The Investigative Journal Launches in London With Aim to “Bring the Truth” to the World

The Investigative Journal held its official launch in London this month. The group of international journalists, former political prisoners, and icons for truth, will focus on issues of health, the environment, terrorism and press freedom and more of the most pressing issues of our time.

Mohamed Fahmy, CEO of The Investigative Journal, delivered the opening remarks and noted that TIJ’s board of advisors is dubbed the “board of prisoners” because of their past. Five of them have been incarcerated, harassed and kidnapped, Fahmy said. Despite this, “they continue their mission to try to bring the truth” to the world.

Some of these members include Lindsey Snell who was kidnapped by Al Qaeda’s Al Nusra Front in Syria and survived, Martin Karl Schibbye, a Swedish journalist who was jailed for 438 days in Ethiopia, Africa, for a crime he didn’t commit; Fahmy similarly was jailed in Egypt for fabricated terrorism charges when he was the Editor in chief of Al Jazeera.

TIJ’s international legal team is led by renowned international lawyer Amal Clooney.

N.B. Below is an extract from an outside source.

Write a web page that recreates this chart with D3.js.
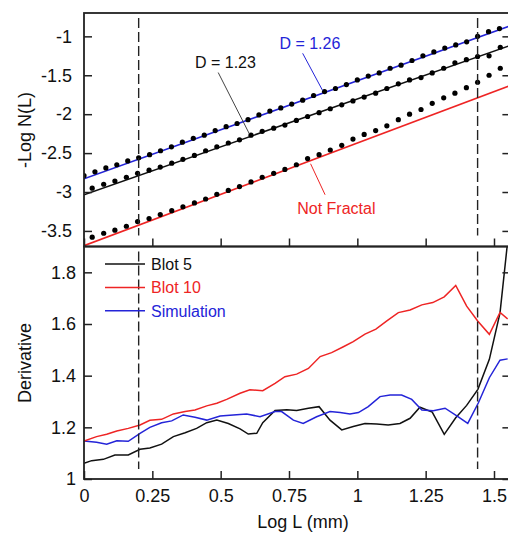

Panelists included Taha Siddiqui, an award-winning Pakistani journalist and founder of SAFEnewsrooms.org now living in exile in Paris after surviving an abduction; Kerim Balci, the former editor-in-chief of Turkish Review and Chief Communications Officer of London Advocacy Group now living in exile in the UK; and Sarah Clarke, the head of Europe and Central Asia for Article 19, an international organization defending freedom of expression and information.

Yalda Hakim documentary filmmaker, and BBC World News presenter and correspondent moderated the official launch event.

“It’s surprising,” Fahmy said. “We are much stronger than we think we are” when placed in the most difficult situations, referring to his own time in solitary confinement.

TIJ also announced that it has partnered with Rappler in the Philippines.

Tamara Pearl, sister of the late Daniel Pearl, addressed the audience by video. Daniel Peal was kidnapped by a terrorist group in Pakistan in 2002 which then sold him to Al Qaeda at the hands of which he reached his early demise. “Exposing injustice is crucial for human rights,” she said. “But exposing human rights is dangerous.”

Maria Ressa, the chief executive officer and co-founder of Rappler, who delivered the keynote address, read from a speech she wrote titled, “Creating the Future Together.”

“This is not just an existential moment for journalists but it is also an existential moment for all democracies around the world,” Ressa said. She noted that collectively, we are living in unprecedented times and that you’re “damned If you do and damned if you don’t. Where crisis is opportunity and fear can either save your life or doom your future.”

“It is both a course and a privilege to be a senior journalist in my country today,” she said of her homeland, the Philippines. However, she noted that at this critical juncture of our world’s history, every decision each journalist makes will help determine the world’s future. “without facts, we don’t have truth. Without truth, we have no trust. Journalists are the gatekeepers of facts,” Rissa said. “Here we are in our generation, trying to fight for the facts. That is the battle of our generation.”

She praised Fahmy for his dedication to bringing the truth to the masses through The Investigative Journal. She ended her remarks by noting that “investigative journalism is needed more than ever.” She said, “It’s a brazen world” and as journalists, “We investigate. We expose. And then, we rebuild.”

The topics addressed how social media has been weaponized in dictatorships like Turkey and Pakistan, the role of governance in civil society and in protecting journalists, and the battle for the truth and how to create lasting change for the future.

Siddiqui said in Pakistan today about 80 percent of journalists self-censor out of fear of losing their lives. He noted that the editor of Dawn.com – the leading and biggest newspaper in Pakistan – said, “earlier they were trying to kill journalists and now they’re trying to kill journalism.”

2018 was the worst year on record for journalists.

Balci noted that in Turkey 1,954 press cards have been canceled in the last three years. He noted that press cards are only given by government organs. “I never applied for that because I believe a press card that is given by a government organ is not a press card. It has to be given by an independent organization, which we lack in my country.”

Clarke said that “In Europe and Central Asia, which is the region I focus on, the targeted attacks on journalists, especially who are reporting on high levels of corruption in governments and in organized crime…are higher than ever because the institutions that protect them, have been hollowed out.”

Fahmy recalling his own experience told the audience, “You worry, in that cell, that you are just going to become another statistic. He also noted that it is “important that countries use sanctions as one tool” to push back against countries who continue to imprison journalists, human rights activists, and others. “As a journalist, the thin line between journalism and activism can get you in trouble sometimes,” Fahmy said.

TIJ is about to begin filming in New York an interview show that will bring experts on topics the publication has written about and issues that are dominant on the news. Fahmy noted that TIJ will “take it a step further.”